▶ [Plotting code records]
***

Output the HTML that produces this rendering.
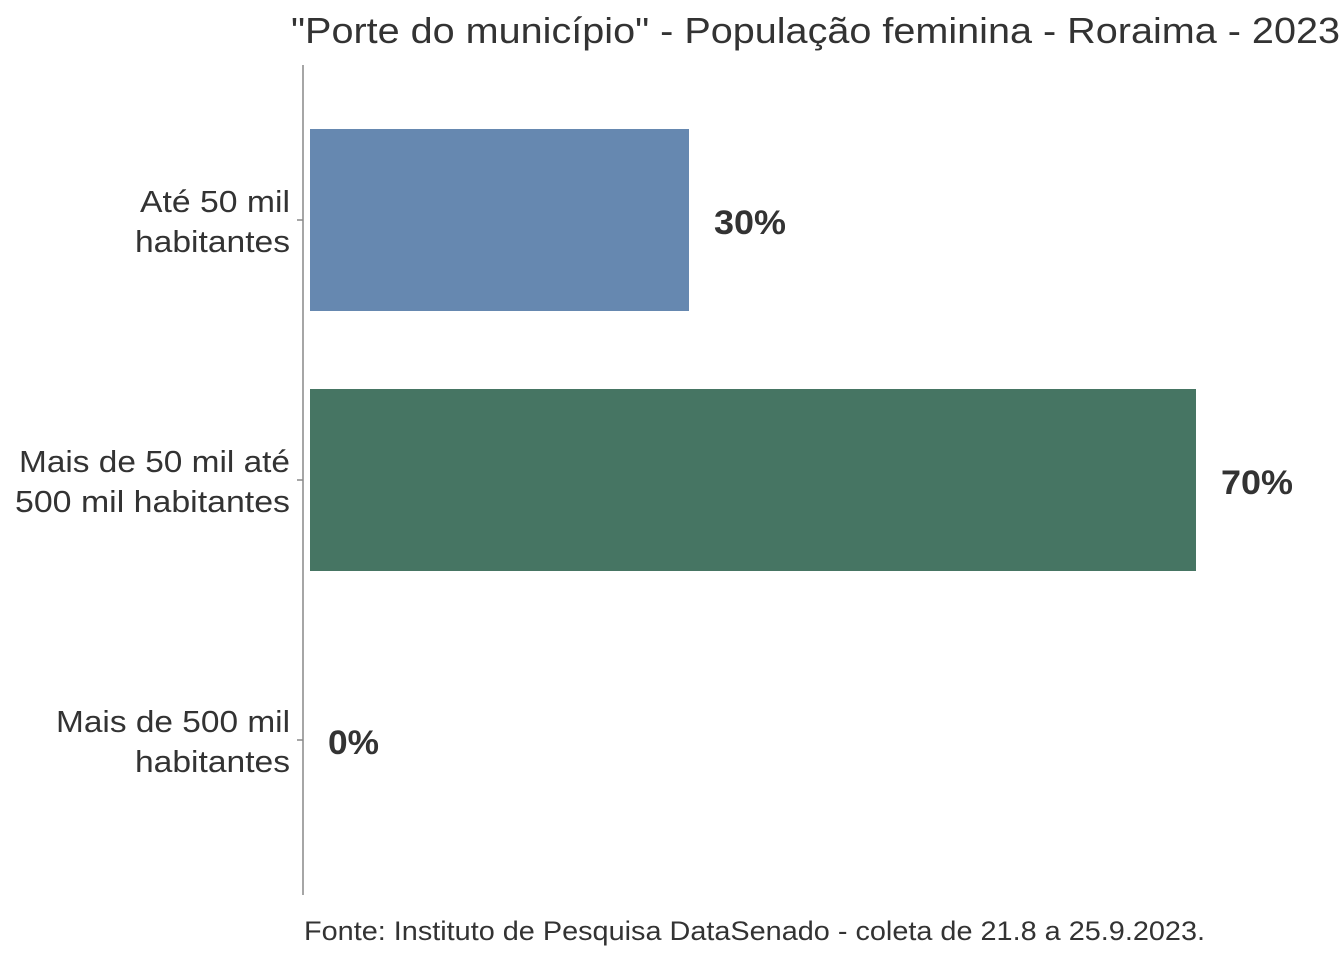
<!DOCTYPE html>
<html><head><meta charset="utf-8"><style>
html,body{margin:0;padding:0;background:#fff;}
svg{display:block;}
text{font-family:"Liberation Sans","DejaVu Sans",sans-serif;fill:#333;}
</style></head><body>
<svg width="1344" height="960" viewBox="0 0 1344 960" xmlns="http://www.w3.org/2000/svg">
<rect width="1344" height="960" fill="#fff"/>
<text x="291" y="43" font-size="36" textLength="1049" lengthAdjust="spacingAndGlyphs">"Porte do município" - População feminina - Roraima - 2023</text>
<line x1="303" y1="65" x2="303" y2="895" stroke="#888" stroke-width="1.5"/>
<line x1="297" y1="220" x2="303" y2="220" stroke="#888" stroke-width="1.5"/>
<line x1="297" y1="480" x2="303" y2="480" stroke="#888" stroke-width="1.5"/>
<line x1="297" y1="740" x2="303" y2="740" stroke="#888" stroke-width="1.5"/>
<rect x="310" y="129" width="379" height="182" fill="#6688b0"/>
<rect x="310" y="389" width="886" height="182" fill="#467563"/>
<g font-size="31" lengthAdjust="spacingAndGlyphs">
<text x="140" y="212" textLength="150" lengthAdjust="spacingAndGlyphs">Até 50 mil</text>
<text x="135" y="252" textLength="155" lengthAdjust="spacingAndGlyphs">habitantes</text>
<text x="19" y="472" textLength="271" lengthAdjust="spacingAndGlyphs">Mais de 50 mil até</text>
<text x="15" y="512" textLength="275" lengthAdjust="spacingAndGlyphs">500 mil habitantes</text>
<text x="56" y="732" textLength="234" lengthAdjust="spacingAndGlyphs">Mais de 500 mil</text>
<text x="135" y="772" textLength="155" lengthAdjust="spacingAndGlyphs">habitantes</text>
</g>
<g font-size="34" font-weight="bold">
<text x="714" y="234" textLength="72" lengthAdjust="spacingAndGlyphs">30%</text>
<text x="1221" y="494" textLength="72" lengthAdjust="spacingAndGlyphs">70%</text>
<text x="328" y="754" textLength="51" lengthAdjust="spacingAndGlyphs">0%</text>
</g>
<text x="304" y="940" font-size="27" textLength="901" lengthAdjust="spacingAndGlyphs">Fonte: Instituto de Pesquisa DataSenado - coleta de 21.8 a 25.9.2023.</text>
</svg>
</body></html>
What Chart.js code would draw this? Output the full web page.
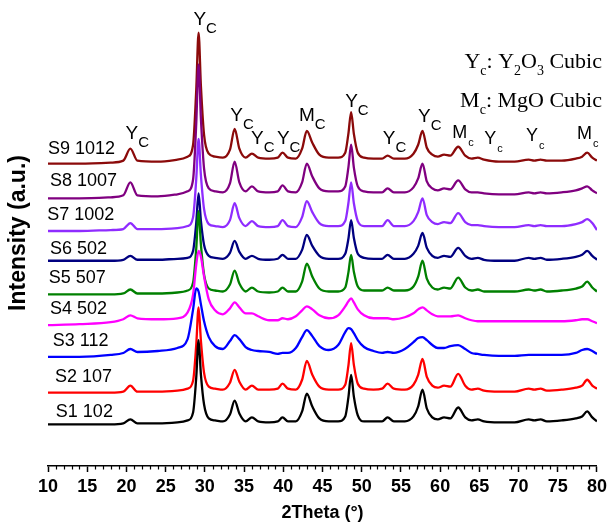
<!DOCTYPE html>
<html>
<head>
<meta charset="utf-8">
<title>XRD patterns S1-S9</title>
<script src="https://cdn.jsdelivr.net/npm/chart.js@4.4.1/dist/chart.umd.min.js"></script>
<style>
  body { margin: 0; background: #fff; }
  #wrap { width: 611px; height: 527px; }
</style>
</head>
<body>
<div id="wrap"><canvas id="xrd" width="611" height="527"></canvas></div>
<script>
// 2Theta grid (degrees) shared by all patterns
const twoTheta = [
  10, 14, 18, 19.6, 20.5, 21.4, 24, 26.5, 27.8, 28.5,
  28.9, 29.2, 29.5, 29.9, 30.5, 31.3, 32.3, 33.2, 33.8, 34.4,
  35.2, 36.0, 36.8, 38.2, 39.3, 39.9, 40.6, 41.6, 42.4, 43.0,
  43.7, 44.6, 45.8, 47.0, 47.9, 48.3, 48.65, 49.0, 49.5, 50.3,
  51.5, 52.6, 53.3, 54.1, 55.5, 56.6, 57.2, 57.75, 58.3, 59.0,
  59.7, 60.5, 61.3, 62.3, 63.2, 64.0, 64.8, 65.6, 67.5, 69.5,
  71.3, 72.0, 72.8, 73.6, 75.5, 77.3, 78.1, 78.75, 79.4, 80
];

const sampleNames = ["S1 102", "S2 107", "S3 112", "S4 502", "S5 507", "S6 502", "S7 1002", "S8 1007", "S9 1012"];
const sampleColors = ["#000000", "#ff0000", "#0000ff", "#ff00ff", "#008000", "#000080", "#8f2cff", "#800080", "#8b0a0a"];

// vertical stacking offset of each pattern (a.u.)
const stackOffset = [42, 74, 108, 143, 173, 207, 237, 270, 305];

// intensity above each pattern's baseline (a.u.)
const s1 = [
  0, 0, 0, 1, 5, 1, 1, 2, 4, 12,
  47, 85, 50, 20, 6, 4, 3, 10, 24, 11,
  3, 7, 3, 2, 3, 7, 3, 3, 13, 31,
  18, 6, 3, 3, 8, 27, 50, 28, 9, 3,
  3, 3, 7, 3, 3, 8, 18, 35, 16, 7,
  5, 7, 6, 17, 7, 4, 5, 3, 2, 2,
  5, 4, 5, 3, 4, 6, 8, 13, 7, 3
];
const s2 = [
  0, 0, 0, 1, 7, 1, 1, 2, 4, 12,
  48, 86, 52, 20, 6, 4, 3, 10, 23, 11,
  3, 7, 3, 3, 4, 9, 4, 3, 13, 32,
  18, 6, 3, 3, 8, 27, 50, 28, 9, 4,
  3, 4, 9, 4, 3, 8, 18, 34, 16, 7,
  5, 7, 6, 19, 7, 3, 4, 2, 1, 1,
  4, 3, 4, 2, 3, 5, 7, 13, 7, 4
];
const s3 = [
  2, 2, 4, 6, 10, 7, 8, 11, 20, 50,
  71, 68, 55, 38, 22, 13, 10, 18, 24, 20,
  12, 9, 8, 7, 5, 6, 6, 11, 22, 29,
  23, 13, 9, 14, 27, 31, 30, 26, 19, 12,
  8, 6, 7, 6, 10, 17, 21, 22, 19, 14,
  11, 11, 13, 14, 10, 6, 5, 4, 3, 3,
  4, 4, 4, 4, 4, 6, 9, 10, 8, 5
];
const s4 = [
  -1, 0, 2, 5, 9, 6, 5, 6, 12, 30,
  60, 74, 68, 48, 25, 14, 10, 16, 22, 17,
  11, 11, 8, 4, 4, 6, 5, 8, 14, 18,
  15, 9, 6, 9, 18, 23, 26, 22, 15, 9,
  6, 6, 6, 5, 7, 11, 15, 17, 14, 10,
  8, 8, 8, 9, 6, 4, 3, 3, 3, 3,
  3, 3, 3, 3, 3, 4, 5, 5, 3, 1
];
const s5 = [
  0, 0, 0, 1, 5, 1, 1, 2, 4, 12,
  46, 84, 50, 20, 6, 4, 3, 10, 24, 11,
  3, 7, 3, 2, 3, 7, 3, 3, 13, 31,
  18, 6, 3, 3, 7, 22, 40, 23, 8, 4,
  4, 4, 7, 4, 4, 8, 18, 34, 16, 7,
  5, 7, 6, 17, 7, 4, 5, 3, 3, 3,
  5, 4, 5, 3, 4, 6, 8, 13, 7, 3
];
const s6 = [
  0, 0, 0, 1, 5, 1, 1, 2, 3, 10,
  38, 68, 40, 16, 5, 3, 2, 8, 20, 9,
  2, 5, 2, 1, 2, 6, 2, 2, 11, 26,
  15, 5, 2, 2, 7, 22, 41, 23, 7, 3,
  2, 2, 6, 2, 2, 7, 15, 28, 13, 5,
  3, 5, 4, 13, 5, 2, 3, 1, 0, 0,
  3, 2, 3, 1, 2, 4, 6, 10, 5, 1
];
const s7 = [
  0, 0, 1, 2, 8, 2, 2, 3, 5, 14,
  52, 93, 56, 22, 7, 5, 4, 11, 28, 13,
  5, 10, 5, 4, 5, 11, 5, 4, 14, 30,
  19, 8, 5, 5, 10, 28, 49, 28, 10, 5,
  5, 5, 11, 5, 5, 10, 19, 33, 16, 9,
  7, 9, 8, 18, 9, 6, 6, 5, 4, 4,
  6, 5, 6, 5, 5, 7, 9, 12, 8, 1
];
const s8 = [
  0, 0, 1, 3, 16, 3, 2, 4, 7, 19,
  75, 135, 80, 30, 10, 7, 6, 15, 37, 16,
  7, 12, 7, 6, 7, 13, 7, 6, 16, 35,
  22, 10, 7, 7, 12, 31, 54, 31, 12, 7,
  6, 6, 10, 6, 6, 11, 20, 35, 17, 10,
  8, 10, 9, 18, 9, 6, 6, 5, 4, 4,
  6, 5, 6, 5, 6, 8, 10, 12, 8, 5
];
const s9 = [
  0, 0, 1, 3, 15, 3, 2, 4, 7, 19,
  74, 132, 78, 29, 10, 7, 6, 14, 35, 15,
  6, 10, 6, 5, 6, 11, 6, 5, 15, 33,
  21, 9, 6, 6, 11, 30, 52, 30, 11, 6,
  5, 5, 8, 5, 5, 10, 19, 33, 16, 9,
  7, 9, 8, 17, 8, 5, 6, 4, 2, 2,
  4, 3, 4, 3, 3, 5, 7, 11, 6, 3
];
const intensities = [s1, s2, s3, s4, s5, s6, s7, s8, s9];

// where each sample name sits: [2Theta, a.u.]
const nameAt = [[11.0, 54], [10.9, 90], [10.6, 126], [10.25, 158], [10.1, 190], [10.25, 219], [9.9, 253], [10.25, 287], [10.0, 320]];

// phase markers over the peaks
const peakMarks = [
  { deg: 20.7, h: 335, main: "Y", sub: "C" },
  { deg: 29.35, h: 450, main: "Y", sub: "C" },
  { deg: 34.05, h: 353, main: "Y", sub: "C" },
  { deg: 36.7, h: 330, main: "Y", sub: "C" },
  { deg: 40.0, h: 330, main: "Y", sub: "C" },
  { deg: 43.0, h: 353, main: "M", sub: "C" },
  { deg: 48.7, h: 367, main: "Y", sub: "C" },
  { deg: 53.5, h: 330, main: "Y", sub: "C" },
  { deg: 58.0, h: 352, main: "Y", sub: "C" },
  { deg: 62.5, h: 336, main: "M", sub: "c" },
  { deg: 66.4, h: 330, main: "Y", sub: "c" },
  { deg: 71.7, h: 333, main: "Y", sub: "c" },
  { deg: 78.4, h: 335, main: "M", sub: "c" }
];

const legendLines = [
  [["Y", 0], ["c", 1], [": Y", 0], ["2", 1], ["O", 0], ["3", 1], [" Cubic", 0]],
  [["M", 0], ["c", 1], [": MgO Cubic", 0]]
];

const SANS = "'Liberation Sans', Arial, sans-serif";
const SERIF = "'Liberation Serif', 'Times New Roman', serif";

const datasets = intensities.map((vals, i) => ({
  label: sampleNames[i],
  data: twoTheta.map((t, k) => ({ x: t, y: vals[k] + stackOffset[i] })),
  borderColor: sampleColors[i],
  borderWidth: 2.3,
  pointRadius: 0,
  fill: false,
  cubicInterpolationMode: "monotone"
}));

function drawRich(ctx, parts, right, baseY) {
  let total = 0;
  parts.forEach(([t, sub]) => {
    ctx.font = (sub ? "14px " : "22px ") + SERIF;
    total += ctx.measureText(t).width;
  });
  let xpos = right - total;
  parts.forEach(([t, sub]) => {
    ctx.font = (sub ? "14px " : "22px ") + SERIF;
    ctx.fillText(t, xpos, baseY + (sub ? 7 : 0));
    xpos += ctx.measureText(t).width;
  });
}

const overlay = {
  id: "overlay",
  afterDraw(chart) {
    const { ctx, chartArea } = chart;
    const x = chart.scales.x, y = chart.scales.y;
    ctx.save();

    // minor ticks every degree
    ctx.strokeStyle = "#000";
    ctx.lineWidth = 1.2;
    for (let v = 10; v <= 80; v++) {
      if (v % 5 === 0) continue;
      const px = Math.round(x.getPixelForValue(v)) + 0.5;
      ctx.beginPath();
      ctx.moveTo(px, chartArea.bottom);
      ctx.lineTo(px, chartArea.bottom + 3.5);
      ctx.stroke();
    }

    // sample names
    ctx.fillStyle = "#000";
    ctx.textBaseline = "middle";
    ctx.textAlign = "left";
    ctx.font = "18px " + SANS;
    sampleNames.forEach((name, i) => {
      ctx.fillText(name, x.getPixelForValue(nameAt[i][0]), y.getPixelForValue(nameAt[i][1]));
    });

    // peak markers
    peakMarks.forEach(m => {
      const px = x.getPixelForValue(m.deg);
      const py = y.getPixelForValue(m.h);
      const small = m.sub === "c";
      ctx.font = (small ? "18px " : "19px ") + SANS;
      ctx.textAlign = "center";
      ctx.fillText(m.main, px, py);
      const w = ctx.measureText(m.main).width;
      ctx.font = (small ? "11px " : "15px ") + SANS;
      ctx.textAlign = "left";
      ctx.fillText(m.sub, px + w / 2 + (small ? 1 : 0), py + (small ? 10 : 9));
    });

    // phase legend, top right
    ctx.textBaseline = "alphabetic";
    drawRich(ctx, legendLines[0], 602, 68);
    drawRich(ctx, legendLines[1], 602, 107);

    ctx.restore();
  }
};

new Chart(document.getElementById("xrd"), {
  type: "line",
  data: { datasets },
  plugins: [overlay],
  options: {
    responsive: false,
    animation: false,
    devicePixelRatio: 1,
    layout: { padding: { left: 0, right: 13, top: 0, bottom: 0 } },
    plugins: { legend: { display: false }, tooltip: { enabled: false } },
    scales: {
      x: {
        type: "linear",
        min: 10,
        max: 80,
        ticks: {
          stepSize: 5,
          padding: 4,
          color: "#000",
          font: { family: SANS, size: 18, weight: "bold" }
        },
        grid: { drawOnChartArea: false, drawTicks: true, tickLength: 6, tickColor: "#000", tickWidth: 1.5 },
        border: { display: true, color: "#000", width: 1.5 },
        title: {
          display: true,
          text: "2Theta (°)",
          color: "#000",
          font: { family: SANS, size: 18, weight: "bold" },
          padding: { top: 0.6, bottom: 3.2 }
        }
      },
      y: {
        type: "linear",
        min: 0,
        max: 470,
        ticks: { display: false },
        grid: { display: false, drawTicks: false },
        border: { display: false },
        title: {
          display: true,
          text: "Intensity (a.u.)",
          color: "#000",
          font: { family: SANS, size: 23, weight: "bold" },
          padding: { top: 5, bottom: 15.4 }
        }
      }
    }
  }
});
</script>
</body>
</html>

***

▶ [WRITTEN EXERCISE]
Find every line above that contains the word "this", and return each one.

▶ [RESULT OF THE TASK]
Output the HTML that produces this rendering.
What Chart.js code would draw this? Output the full web page.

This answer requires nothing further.